Esiste l'architettura fascista? L'Italia e il travaglio della modernità
Esiste una “architettura fascista”, ossia un linguaggio e spazi che possano essere identificati in modo univoco con il Ventennio? O, meglio ancora, esiste una architettura che incarni l’ideologia fascista? Si sente spesso parlare di “stile littorio”. E ci sono siti web che, con il pretesto di raccogliere un repertorio del costruito finiscono per tradursi in una apologia del committente.
Gianni Biondillo, architetto di formazione e scrittore di professione tra libri e tv, sul tema ha pubblicato per Marsilio (pagine 320, euro 19) La costruzione del potere. Il titolo, in tutta onestà, è fuorviante. Molto meglio il sottotitolo “Perché l’architettura fascista non esiste”. Si tratta di un saggio narrativo, scritto in prima persona con uno stile piacevole – che tende a scivolare nell’ammiccante (“E Piacentini che sta facendo? Be’, come al solito, sta tramando nell’ombra, come Darth Vader”) – e con due limiti: mancano le note e un apparato fotografico, al quale non possono sopperire le abbondanti ecfrasi. Per fortuna, il libro ha ben più numerose virtù. A parte qualche figura sottorappresentata, come Moretti, è un racconto ampio, articolato e appassionato dell’avventura – e della tragedia – dell’architettura italiana in decenni cruciali. Biondillo costruisce il discorso per temi e problemi, con un andirivieni cronologico che invece di frastornare rende ben chiara la densità e la complessità di un’epoca che ha prodotto capolavori, tanta buona architettura e anche molta mediocre. Terragni, Pagano, Piacentini sono i veri protagonisti (geniale e ingenuo il primo, tragico il secondo, meschino il terzo), attorno a cui ruota tutta la vicenda, ossia il volo di Icaro del razionalismo. Ma soprattutto è in grado di far emergere un’intera generazione irripetibile, comprese figure minori o quasi sconosciute: bellissimo, ad esempio, il capitolo su Angiolo Mazzoni, una sorta di Zelig dell’architettura che forse meglio di tutti chiarisce cosa significasse costruire durante e per il fascismo. Così come sono riuscite le pagine dedicate alle città di nuova fondazione e l’Eur (smontandone i miti) o sulle case popolari, osservando quanto il fascismo fosse stato nemico dell’urbanesimo, salvo conversioni di facciata utili alla propaganda. O ancora quelle sulle colonie marine e montane.

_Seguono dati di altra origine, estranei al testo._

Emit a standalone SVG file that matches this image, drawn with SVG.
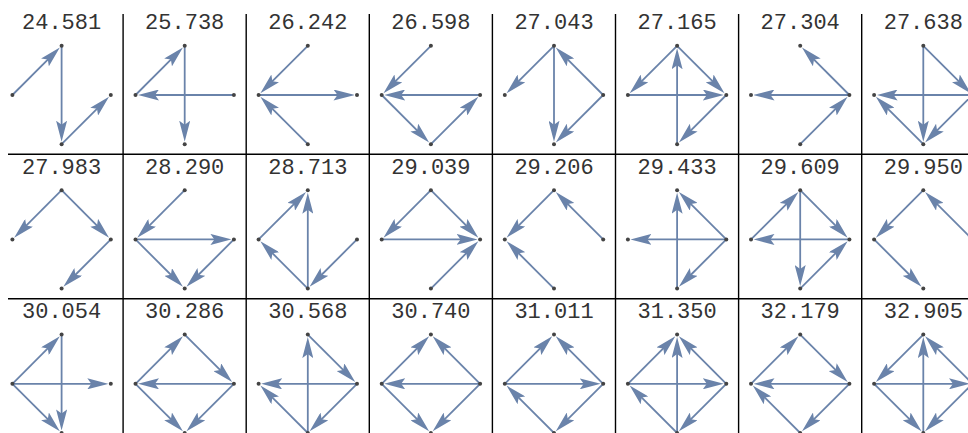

In sintesi, Biondillo dimostra che non c’è “architettura fascista” ma solo architetture realizzate durante il fascismo, il quale non promosse né produsse mai uno stile proprio o preferenziale. Almeno fino alla sbornia imperiale: ma anche allora non costruì davvero in modo diverso dal resto d’Europa. Il razionalismo fu accettato quasi controvoglia, ma soprattutto fu apertamente osteggiato da settori della gerarchia alla lunga vincenti. Il fascismo costruì in tutti gli stili possibili, senza un metodo e ponendosi forse solo un problema di registro che investiva tipologia di edificio e vistosità del cantiere, come bene racconta la triste storia della casa littoria di Roma, vera caporetto del razionalismo. Perché il fascismo non sviluppò un gusto (come invece, osserva Biondillo, seppe fare il modernismo) ma pensò solo in termini di stile. Come in un catalogo di mobili a basso costo.
Alla base del libro, naturalmente, c’è il problema dello status di questi edifici all’interno del nostro paesaggio. Una eredità che l’Italia democratica e repubblicana, in realtà, ha saputo gestire bene – Biondillo conclude in modo esemplare con il caso Bolzano – ma che resta comunque scomoda perché pronta a essere manipolata da una parte e dall’altra in un’epoca che fatica a gestire serenamente l’idea di storia. In ogni caso, questa architettura resta un oggetto perturbante. Forse, ciò che rende così ostico guardare in questo specchio opaco, è che l’Italia si è trovata ad affrontare il travaglio della modernità per opera dell’ostetrica del fascismo. Possiamo scegliere? Dobbiamo prendere tutto? Il fatto è che lo stesso regime per anni non ha scelto, proprio perché il primo a non scegliere fu il Duce, il quale non amava per nulla l’architettura. Il fascismo, opportunista e utilitarista, non si appoggiò a un manifesto o a una teoria che obbligasse a una ortodossia estetica. Questo ha fatto sì che ci fosse spazio per tutti. Convinti, conniventi, carbonari. C’è chi cavalcò in sella, chi si nascose nel ventre del cavallo, chi pensò di poterne deviare e rettificare il tragitto. La forza ambigua del fascismo è stata a lungo quella di contenere molte anime e altrettante illusioni. Forse noi, più che fare una cernita, possiamo solo discernere.